Judith Mabary is Associate Professor of Musicology at the University of Missouri-Columbia School of Music. She received her doctoral degree in musicology from Washington University in St. Louis, Missouri. Her dissertation was on Redefining Melodrama: The Czech Response to Music and Word, researched with the help of an IREX grant. Dr. Mabary teaches music history, music appreciation, and world music at the University of Missouri. The results of her research have appeared in publications of Cambridge University Press, Pendragon Press, Lexington Books (Rowman & Littlefield), the Dvorak Society, the International Martinu Society, the Kapralova Society, as well as in the proceedings of various professional conferences where she has presented papers. She has also contributed to The New Grove Dictionary of Music and Musicians. Dr.
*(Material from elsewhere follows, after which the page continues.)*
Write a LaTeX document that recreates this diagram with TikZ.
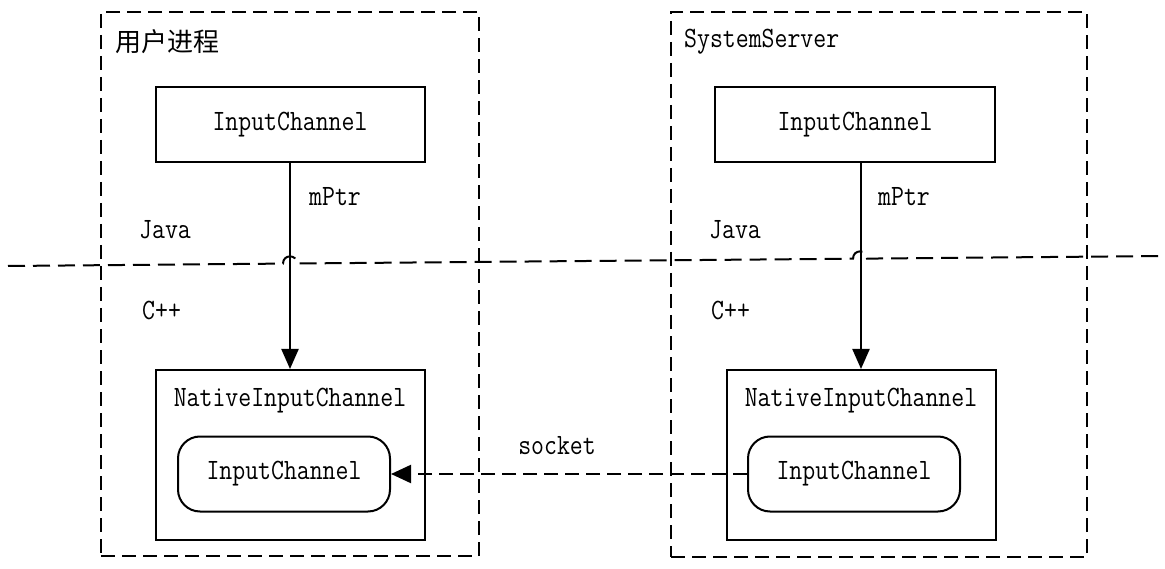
\documentclass[tikz,border=0pt]{standalone}
\usepackage{fontspec}
\setmonofont[FakeStretch=0.85]{Latin Modern Mono}
\newfontfamily\cjk{Noto Sans CJK SC}
\usepackage{tikz}
\usetikzlibrary{arrows.meta,positioning}
\tikzstyle{line} = [draw, line width=2.2pt, -{Triangle[length=20pt,width=17pt]}]
\tikzstyle{sockline} = [draw, line width=2.2pt, dash pattern=on 14pt off 7pt, -{Triangle[length=20pt,width=18pt]}]
\tikzstyle{procbox} = [rectangle, draw, line width=2pt, dash pattern=on 14pt off 7pt]
\tikzstyle{divider} = [draw, line width=2pt, dash pattern=on 17pt off 8pt]
\tikzstyle{javabox} = [rectangle, draw, line width=2pt, minimum height=75pt, text centered]
\tikzstyle{nativebox} = [rectangle, draw, line width=2pt, minimum height=170pt, minimum width=269pt]
\tikzstyle{inner} = [rectangle, draw, line width=2pt, rounded corners=22pt, minimum width=212pt, minimum height=75pt]
\tikzstyle{tag} = [anchor=west, inner sep=0pt]

\begin{document}
\begin{tikzpicture}[x=1pt, y=-1pt, every node/.style={font=\ttfamily\fontsize{29.5}{29.5}\selectfont}]
	\useasboundingbox (0,0) rectangle (1165,569);
	
	% process frames
	\node [procbox, minimum width=378pt, minimum height=544pt] (userproc) at (290,284) {};
	\node [procbox, minimum width=416pt, minimum height=545pt] (sysproc) at (879,284.5) {};
	\node [tag, font=\cjk\fontsize{26}{26}\selectfont] (usertitle) at (115,42) {用户进程};
	\node [tag] (systitle) at (684,42) {SystemServer};
	
	% java side
	\node [javabox, minimum width=269pt] (jicL) at (290,124.5) {InputChannel};
	\node [javabox, minimum width=280pt] (jicR) at (855,124.5) {InputChannel};
	
	% native side
	\node [nativebox] (nicL) at (290,455) {};
	\node [nativebox] (nicR) at (861,455) {};
	\node [below=19pt of nicL.north, inner sep=0pt] (nicLtxt) {NativeInputChannel};
	\node [below=19pt of nicR.north, inner sep=0pt] (nicRtxt) {NativeInputChannel};
	\node [inner] (icL) at (284,474) {InputChannel};
	\node [inner] (icR) at (854,474) {InputChannel};
	
	% layer divider with jumps
	\coordinate (dvA) at (8,266);
	\coordinate (dvB) at (1165,256);
	\path [divider] (dvA) -- (283,263.6) .. controls (283,254) and (297,254) .. (297,263.5)
		-- (853,258.7) .. controls (853,249) and (867,249) .. (867,258.6) -- (dvB);
	\node [tag] (javaL) at (139,230) {Java};
	\node [tag] (javaR) at (709,230) {Java};
	\node [tag] (cppL) at (142,310) {C++};
	\node [tag] (cppR) at (711,310) {C++};
	
	% mPtr links
	\path [line] (nicL.north |- jicL.south) to (nicL.north);
	\path [line] (nicR.north |- jicR.south) to (nicR.north);
	\node [tag] (mptrL) at (309,197) {mPtr};
	\node [tag] (mptrR) at (878,197) {mPtr};
	
	% socket
	\path [sockline] (icR.west) to (icL.east);
	\node (sock) at (557,446) {socket};
	
	\end{tikzpicture}
\end{document}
Mabary has served in several professional societies, including as president and secretary of the Czech and Slovak Music Society, as a member of the Board of Directors of the International Bohuslav Martinu Society, and as a member of the Kapralova Society Advisory Committee.

Composer and conductor. London, United Kingdom
Special interest: Women composers, Latin American composers

Cuban-born, American-raised Odaline de la Martinez pursues a busy international career performing a great variety of repertoire ranging from Mozart symphonies to the latest of contemporary music. Brought up and educated in the USA, she settled in London and studied at the Royal Academy of Music. Later she became founder and music director of the contemporary ensemble Lontano, of the London Chamber Symphony and, in 1990, the European Women's Orchestra. In 1992 she founded her own record label, LORELT, which concentrates on areas neglected by many recording companies, including women's music. Her 1994 performance of Ethel Smyth's opera The Wreckers, recorded for Conifer Classics, remains unsurpassed. In 2016, she also recorded (for Retrospect Opera Records) Ethel Smyth's comic opera The Boatswein's Mate. Martines is also known as a broadcaster for BBC Radio and Television.

Queen's University School of Music, Belfast, Northern Ireland, United Kingdom
Research interests: Czech music (18th-20th centuries), music of the French Baroque

Jan Smaczny is Hamilton Harty Professor of music and Emeritus Professor of musicology and composition at the Queen's University School of Arts. He has written a large range of articles on many aspects of Czech music. Among his publications is a catalogue of repertoire for the Prague Provisional Theatre (1994), a guide to the Czech Symphony (Oxford Press, 1995), articles on the operas of Dvorak and Martinu (for the New Grove Dictionary of Opera), a book on Dvorak's cello concerto (Cambridge Press, 1999) and a study of the life and music of Dvorak (Oxford, 2000). Professor Smaczny was educated at the University of Oxford and the Charles University, Prague. A frequent broadcaster on BBC Radios 3 and 4, he regularly writes reviews for the BBC Music Magazine, Opera Magazine and The Independent.